═══ COLLECTED MATERIAL ═══

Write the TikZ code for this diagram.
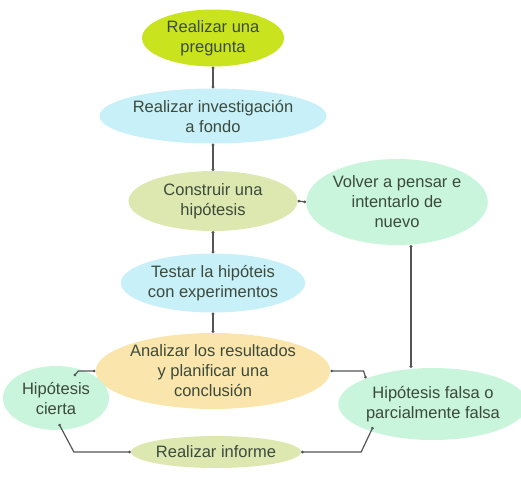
\documentclass[tikz,border=0pt]{standalone}
\usepackage{fontspec}
\setmainfont{Liberation Sans}
\usetikzlibrary{arrows.meta,shapes.geometric}

\definecolor{lima}{HTML}{C9E41F}
\definecolor{cielo}{HTML}{C8F0F8}
\definecolor{oliva}{HTML}{DDE8B0}
\definecolor{menta}{HTML}{C8F5DC}
\definecolor{crema}{HTML}{FAE6AC}
\definecolor{texto}{HTML}{3C4A3C}
\definecolor{linea}{HTML}{555555}

\begin{document}
\begin{tikzpicture}[x=1pt,y=-1pt,
    paso/.style={ellipse, inner sep=0pt, align=center, text=texto,
        font=\fontsize{16.5}{20}\selectfont},
    link/.style={draw=linea, line width=1.2pt,
        {Circle[length=2.6pt]}-{Circle[length=2.6pt]}}]

\useasboundingbox (0,0) rectangle (521,480);

% Main column
\node[paso, fill=lima, minimum width=142, minimum height=57] (que) at (213,38) {Realizar una\\pregunta};
\node[paso, fill=cielo, minimum width=177, minimum height=55] (inv) at (213,116) {Realizar investigación\\a fondo};
\node[paso, fill=oliva, minimum width=169, minimum height=60] (hip) at (213,201) {Construir una\\hipótesis};
\node[paso, fill=cielo, minimum width=173, minimum height=59] (tes) at (213,283) {Testar la hipóteis\\con experimentos};
\node[paso, fill=crema, minimum width=225, minimum height=76] (ana) at (213,371) {Analizar los resultados\\y planificar una\\conclusión};
\node[paso, fill=oliva, minimum width=148, minimum height=32] (inf) at (216,452) {Realizar informe};

% Side nodes
\node[paso, fill=menta, minimum width=153, minimum height=86] (vol) at (397,202) {Volver a pensar e\\intentarlo de\\nuevo};
\node[paso, fill=menta, minimum width=106, minimum height=64] (cie) at (56,398) {Hipótesis\\cierta};
\node[paso, fill=menta, minimum width=157, minimum height=72] (fal) at (433,404) {Hipótesis falsa o\\parcialmente falsa};

% Straight links
\draw[link] (que) -- (inv);
\draw[link] (inv) -- (hip);
\draw[link] (hip) -- (tes);
\draw[link] (tes) -- (ana);
\draw[link] (vol.west) -- (hip.east);
\draw[link] ([shift={(-22,0)}]fal.north) -- ([shift={(14,0)}]vol.south);

% Bent links
\draw[link] (ana.east) -- ++(33,0) -- (fal.north west);
\draw[link] (ana.west) -- ++(-17,0) -- ([shift={(18,-22)}]cie.center);
\draw[link] ([shift={(3,26)}]cie.center) -- ([shift={(-57,0)}]inf.west) -- (inf.west);
\draw[link] ([shift={(-60,23)}]fal.center) -- ([shift={(60,0)}]inf.east) -- (inf.east);

\end{tikzpicture}
\end{document}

═══

== TASK TO COMPLETE ==
Leave out the pictures and repeat exactly the lines from the start of the material through the line that contains "(0,0) rectangle (521,480);", both included.

== EXERCISE ANSWER ==
Write the TikZ code for this diagram.
\documentclass[tikz,border=0pt]{standalone}
\usepackage{fontspec}
\setmainfont{Liberation Sans}
\usetikzlibrary{arrows.meta,shapes.geometric}

\definecolor{lima}{HTML}{C9E41F}
\definecolor{cielo}{HTML}{C8F0F8}
\definecolor{oliva}{HTML}{DDE8B0}
\definecolor{menta}{HTML}{C8F5DC}
\definecolor{crema}{HTML}{FAE6AC}
\definecolor{texto}{HTML}{3C4A3C}
\definecolor{linea}{HTML}{555555}

\begin{document}
\begin{tikzpicture}[x=1pt,y=-1pt,
    paso/.style={ellipse, inner sep=0pt, align=center, text=texto,
        font=\fontsize{16.5}{20}\selectfont},
    link/.style={draw=linea, line width=1.2pt,
        {Circle[length=2.6pt]}-{Circle[length=2.6pt]}}]

\useasboundingbox (0,0) rectangle (521,480);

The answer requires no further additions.